Connecting peaceful demonstrators to a cop-killer has had its presumably intended effect. The New York Times on Friday reported that the killing of Ramos and Liu has opened rifts in the protest movement in New York. "It is wrong to connect the isolated act of one man who killed NYPD officers to a nonviolent mass movement," Joo-Hyun Kang, the executive director of Communities United for Police Reform, told the paper. But conflating a call to end police violence with violence against police, contradictorily or not, has worked in City Hall. The Times quoted Council Speaker Melissa Mark-Viverito, who earlier in December exhorted her colleagues to repeat "I can't breathe" in memory of Garner's last words, now calling "to end hateful and divisive rhetoric which seeks to demonize officers and their work."
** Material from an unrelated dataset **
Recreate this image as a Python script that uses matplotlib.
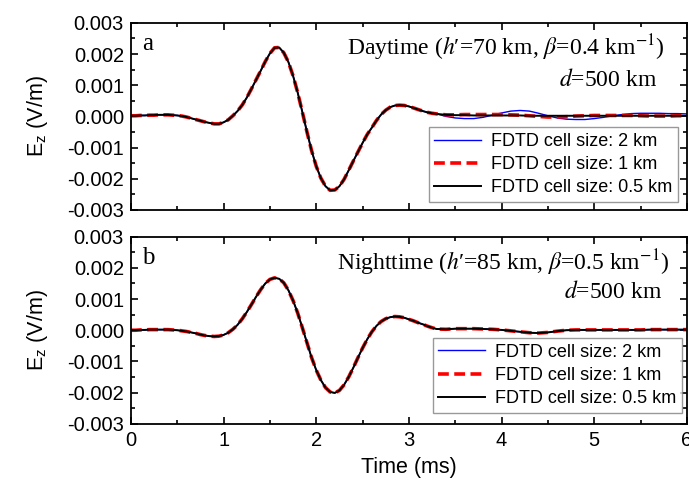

At the protests I saw two weeks ago, no one was demonizing officers' work: The overwhelming mass of people were calling for police simply to do their jobs better, to avoid unnecessary deaths. The very inspiration for these protests was police overreaction, and yet here we are, charging nitwits with terroristic threats. Maybe this is how the NYPD de-escalates situations after all: By corralling elected officials and prosecutors, and letting the city know fear will now be the default. New York needs its cops to keep cooler heads. "Stop resisting" may be practical advice during an arrest, but it makes for contemptible politics.